■ STATED TASK: Leave the pictures out, and output exactly the lines from the one containing "Clone this chart in D3.js." through the one containing "65, 75, 85];".
========
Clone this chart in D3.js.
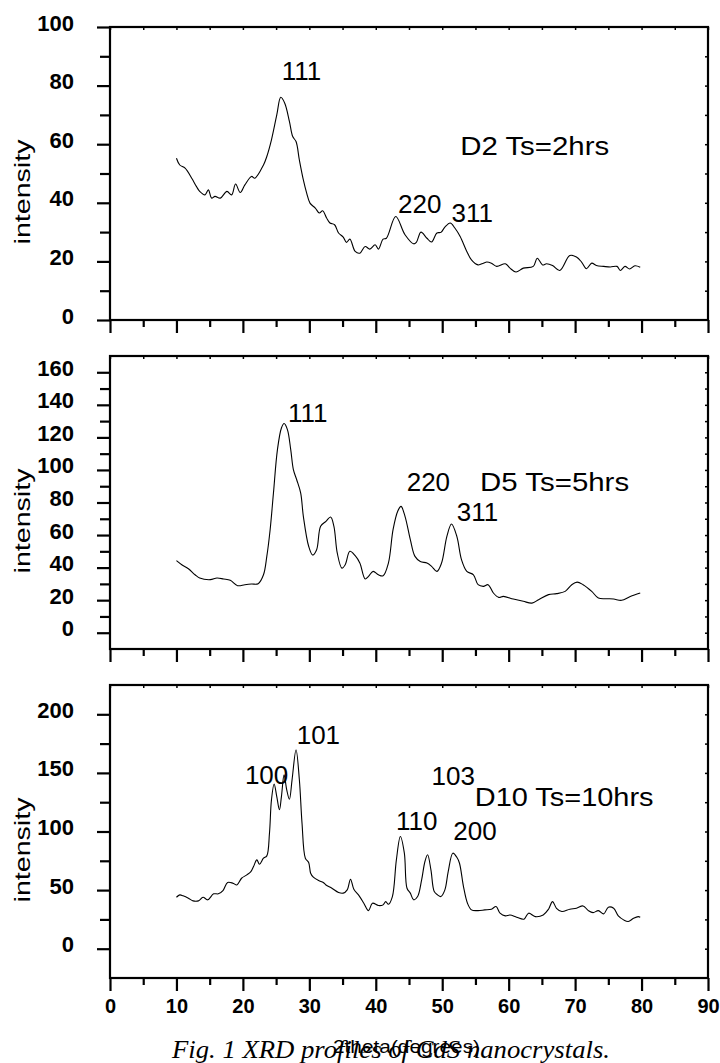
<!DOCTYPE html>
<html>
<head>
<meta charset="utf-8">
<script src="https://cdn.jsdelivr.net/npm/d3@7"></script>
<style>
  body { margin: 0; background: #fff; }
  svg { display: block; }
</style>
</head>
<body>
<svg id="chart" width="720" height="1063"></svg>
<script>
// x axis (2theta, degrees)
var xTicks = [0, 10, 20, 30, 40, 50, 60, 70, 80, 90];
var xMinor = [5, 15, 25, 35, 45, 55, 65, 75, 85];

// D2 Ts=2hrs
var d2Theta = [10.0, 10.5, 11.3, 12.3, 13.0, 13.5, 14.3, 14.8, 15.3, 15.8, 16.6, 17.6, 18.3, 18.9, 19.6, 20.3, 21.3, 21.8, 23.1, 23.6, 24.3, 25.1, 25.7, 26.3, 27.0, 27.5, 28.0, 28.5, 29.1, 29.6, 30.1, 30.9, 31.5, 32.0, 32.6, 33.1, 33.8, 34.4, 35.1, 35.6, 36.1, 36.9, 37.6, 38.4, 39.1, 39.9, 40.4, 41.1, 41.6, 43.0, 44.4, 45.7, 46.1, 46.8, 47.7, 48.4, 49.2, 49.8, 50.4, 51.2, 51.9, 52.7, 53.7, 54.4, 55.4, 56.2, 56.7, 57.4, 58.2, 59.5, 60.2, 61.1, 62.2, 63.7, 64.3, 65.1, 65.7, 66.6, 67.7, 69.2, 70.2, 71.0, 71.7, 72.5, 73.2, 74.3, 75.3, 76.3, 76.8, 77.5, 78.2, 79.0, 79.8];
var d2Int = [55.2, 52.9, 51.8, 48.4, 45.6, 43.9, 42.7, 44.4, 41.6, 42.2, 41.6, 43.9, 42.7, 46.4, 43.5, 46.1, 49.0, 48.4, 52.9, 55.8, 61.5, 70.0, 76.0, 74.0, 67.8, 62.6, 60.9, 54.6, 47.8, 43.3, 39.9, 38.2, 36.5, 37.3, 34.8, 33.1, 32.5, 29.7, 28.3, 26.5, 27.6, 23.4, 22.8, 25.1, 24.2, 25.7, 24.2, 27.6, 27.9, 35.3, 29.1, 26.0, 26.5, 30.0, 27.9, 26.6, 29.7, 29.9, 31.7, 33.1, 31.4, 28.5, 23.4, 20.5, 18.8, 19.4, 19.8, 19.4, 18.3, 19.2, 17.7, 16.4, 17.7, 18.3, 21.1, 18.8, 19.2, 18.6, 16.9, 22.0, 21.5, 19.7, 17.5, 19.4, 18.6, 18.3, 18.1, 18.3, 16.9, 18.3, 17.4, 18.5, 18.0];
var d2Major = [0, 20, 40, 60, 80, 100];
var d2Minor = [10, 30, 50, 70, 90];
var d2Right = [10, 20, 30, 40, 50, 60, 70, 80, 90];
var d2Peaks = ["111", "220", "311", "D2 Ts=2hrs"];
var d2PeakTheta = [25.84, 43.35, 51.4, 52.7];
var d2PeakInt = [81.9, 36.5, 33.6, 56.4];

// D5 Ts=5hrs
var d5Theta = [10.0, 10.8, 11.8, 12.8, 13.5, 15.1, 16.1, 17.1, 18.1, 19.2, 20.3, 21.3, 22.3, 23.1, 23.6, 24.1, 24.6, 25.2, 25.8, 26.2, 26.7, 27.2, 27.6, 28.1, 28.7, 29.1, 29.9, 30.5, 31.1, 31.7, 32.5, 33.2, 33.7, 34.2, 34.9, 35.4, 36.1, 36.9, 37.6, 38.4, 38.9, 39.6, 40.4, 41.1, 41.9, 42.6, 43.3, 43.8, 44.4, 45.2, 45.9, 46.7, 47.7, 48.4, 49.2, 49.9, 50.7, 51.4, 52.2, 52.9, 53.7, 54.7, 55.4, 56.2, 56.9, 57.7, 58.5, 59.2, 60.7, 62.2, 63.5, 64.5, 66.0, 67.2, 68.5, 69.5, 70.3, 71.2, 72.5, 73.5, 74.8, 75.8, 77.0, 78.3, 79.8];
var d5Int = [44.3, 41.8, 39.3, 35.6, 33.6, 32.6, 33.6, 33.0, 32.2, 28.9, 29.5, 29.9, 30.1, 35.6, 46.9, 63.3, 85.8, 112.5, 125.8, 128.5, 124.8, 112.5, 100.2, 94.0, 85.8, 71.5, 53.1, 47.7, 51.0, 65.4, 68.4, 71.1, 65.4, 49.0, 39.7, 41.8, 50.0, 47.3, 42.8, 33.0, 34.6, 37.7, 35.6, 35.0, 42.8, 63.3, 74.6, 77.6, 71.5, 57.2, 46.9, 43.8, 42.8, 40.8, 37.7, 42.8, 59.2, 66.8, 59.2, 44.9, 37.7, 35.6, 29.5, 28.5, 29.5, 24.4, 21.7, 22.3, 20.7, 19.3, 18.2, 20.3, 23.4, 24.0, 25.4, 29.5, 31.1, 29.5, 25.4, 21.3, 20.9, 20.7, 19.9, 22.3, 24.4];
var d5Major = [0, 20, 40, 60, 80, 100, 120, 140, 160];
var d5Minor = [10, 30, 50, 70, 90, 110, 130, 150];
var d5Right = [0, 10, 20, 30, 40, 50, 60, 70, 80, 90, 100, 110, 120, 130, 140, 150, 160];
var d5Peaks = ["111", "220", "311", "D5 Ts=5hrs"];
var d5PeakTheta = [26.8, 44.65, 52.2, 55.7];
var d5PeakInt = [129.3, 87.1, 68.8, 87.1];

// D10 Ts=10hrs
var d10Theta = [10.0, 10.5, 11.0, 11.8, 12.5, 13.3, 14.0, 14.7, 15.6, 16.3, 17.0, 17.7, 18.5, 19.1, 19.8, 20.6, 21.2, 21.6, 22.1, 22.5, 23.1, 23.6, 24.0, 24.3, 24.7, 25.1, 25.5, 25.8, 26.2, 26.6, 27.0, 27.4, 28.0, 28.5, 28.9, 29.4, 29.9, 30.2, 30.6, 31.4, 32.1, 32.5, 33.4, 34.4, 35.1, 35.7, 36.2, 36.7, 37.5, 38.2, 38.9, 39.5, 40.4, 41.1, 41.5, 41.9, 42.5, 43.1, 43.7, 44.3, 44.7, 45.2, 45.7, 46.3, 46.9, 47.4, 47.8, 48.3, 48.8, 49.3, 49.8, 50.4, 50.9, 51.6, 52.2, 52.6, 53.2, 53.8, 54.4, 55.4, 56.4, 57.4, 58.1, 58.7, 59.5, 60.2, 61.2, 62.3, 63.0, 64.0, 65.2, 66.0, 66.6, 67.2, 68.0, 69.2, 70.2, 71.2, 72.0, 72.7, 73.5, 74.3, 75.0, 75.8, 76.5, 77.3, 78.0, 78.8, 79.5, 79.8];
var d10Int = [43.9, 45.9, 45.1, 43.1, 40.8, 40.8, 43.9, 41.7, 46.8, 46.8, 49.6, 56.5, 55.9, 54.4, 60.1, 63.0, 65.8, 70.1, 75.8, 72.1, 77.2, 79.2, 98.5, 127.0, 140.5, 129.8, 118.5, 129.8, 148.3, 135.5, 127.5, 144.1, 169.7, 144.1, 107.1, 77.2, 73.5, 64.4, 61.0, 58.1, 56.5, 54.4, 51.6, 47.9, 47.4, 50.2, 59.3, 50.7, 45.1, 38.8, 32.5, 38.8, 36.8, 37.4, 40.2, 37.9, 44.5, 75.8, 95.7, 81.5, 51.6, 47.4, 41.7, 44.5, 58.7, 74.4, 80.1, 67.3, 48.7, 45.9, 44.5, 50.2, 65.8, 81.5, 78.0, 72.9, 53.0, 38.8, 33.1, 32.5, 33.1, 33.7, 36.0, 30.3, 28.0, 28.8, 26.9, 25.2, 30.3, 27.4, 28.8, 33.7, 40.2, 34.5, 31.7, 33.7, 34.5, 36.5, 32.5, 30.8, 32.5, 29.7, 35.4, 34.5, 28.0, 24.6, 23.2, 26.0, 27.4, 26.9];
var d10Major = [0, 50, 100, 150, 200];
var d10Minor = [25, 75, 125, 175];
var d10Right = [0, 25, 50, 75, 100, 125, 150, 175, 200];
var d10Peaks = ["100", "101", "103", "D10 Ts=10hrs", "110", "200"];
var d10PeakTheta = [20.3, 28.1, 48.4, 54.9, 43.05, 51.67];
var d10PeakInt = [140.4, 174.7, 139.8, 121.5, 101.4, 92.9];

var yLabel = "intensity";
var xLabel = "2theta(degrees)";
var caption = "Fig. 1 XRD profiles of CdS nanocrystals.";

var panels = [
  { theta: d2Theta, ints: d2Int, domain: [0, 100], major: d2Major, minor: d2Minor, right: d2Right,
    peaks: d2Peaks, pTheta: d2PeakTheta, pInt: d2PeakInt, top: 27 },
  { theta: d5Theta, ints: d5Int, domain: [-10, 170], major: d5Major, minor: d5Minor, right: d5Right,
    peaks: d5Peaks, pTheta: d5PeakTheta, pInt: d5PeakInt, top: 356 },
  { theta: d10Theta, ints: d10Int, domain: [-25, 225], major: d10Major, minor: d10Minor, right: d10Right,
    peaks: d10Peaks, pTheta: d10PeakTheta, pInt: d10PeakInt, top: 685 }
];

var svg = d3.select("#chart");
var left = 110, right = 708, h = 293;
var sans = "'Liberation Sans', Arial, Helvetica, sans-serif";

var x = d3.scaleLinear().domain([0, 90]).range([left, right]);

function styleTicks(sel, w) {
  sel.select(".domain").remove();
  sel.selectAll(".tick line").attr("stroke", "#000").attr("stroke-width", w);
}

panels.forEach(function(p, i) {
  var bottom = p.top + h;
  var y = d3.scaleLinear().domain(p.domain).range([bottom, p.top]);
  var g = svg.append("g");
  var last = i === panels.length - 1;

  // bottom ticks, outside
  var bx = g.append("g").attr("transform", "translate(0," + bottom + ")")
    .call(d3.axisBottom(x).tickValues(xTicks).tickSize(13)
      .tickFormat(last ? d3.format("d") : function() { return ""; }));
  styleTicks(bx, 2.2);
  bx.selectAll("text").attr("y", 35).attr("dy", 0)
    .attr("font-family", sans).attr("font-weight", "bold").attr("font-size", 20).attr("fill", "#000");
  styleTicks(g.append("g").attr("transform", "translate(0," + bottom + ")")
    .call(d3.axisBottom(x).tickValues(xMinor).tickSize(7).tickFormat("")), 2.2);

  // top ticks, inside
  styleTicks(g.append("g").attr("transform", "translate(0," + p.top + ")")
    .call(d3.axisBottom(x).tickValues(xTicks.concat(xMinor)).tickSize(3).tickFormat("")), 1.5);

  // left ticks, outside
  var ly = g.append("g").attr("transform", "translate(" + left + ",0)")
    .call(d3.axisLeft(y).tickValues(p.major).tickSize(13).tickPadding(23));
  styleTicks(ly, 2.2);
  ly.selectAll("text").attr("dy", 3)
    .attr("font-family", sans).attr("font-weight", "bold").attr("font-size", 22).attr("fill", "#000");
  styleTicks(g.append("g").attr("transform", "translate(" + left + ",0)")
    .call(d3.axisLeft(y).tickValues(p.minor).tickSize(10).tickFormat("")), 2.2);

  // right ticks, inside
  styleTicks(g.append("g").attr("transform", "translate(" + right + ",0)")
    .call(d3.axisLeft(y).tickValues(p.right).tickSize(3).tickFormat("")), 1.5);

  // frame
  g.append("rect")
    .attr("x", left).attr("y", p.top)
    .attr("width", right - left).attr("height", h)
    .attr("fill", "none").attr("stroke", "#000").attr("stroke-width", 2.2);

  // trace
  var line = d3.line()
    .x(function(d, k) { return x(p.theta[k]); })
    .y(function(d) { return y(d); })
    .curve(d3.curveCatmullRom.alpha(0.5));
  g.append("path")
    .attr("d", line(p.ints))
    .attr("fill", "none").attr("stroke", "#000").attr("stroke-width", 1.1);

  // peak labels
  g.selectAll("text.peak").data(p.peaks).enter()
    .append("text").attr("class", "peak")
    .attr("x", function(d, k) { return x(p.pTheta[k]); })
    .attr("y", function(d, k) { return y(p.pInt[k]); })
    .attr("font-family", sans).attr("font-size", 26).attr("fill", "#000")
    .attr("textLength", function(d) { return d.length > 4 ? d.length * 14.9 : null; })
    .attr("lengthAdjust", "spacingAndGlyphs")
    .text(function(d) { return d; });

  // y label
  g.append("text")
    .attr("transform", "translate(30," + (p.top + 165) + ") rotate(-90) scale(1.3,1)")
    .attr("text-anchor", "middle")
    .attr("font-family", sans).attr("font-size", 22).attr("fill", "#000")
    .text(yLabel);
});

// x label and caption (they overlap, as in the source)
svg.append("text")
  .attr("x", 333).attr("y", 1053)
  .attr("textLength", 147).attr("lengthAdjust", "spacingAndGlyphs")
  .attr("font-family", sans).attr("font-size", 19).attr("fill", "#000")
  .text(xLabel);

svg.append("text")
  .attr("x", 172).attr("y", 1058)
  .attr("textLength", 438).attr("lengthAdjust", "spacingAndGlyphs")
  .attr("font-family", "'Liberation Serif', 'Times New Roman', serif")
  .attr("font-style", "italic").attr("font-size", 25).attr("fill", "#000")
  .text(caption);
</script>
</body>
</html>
========
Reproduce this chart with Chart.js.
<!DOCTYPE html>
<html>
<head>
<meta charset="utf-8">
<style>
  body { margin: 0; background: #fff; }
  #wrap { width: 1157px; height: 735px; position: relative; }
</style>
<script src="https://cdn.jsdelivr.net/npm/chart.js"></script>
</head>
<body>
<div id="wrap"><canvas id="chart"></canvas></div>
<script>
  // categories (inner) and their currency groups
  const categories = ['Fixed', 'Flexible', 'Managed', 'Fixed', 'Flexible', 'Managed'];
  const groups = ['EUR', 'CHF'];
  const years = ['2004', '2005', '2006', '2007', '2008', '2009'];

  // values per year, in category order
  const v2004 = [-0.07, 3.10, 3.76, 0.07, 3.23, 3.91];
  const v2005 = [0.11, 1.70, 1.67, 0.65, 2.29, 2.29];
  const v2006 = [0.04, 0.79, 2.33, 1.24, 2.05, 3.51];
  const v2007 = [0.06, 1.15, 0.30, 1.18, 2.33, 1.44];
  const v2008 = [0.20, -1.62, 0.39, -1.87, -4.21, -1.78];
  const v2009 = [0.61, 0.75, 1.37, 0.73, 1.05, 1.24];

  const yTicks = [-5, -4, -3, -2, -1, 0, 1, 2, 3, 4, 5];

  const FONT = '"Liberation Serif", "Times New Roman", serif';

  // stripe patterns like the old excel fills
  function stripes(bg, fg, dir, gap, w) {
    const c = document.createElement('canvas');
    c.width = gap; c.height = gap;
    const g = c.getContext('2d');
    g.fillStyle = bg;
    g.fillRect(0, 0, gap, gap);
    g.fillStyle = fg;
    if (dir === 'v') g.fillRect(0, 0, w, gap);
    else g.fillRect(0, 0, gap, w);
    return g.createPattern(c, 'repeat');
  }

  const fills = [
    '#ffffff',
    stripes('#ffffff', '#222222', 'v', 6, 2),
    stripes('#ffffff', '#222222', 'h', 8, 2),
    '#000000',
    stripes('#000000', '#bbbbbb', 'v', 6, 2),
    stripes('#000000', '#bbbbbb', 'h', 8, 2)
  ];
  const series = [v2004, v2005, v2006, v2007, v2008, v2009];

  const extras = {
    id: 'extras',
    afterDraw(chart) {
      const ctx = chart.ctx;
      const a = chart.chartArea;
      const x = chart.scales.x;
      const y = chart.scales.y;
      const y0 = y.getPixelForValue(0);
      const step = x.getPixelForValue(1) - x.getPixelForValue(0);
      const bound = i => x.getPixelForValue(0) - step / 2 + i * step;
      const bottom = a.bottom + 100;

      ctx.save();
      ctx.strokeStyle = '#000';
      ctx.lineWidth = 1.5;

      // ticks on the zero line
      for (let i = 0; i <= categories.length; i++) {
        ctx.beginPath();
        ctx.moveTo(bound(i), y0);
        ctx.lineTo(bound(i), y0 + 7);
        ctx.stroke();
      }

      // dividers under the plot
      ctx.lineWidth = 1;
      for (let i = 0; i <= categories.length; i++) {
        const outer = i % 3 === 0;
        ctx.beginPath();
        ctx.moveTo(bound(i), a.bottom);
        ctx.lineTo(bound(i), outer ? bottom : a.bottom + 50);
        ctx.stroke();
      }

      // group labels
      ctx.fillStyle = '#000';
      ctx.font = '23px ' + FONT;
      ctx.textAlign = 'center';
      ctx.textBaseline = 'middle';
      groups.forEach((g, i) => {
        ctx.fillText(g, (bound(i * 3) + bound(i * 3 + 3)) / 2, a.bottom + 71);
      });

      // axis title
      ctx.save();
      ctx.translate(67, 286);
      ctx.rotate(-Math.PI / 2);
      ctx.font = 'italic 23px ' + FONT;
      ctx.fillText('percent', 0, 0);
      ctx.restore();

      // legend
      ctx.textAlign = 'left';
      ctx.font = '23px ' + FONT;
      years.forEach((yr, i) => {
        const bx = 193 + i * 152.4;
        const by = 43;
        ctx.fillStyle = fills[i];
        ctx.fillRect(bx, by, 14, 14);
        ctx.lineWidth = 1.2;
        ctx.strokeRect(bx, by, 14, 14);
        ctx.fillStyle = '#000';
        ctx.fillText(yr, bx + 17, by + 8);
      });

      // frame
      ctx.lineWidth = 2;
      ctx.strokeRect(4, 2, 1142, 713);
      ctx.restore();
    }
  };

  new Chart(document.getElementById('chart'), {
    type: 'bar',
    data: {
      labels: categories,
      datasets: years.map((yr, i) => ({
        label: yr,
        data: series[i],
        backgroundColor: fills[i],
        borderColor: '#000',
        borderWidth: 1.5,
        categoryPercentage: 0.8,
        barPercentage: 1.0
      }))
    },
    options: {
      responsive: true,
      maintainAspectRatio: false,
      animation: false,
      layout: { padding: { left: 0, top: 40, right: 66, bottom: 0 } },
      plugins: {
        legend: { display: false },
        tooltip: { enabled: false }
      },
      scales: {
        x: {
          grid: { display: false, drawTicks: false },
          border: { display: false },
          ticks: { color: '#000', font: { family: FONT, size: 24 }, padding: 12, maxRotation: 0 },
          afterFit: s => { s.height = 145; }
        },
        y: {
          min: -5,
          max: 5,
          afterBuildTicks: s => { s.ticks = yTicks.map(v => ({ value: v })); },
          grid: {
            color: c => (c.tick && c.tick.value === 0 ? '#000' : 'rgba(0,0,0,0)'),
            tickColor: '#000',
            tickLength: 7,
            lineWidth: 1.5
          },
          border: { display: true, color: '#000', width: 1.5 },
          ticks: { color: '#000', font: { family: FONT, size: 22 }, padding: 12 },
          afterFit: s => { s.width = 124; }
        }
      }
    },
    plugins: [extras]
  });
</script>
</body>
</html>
========
■ WRITTEN ANSWER:
Clone this chart in D3.js.
<!DOCTYPE html>
<html>
<head>
<meta charset="utf-8">
<script src="https://cdn.jsdelivr.net/npm/d3@7"></script>
<style>
  body { margin: 0; background: #fff; }
  svg { display: block; }
</style>
</head>
<body>
<svg id="chart" width="720" height="1063"></svg>
<script>
// x axis (2theta, degrees)
var xTicks = [0, 10, 20, 30, 40, 50, 60, 70, 80, 90];
var xMinor = [5, 15, 25, 35, 45, 55, 65, 75, 85];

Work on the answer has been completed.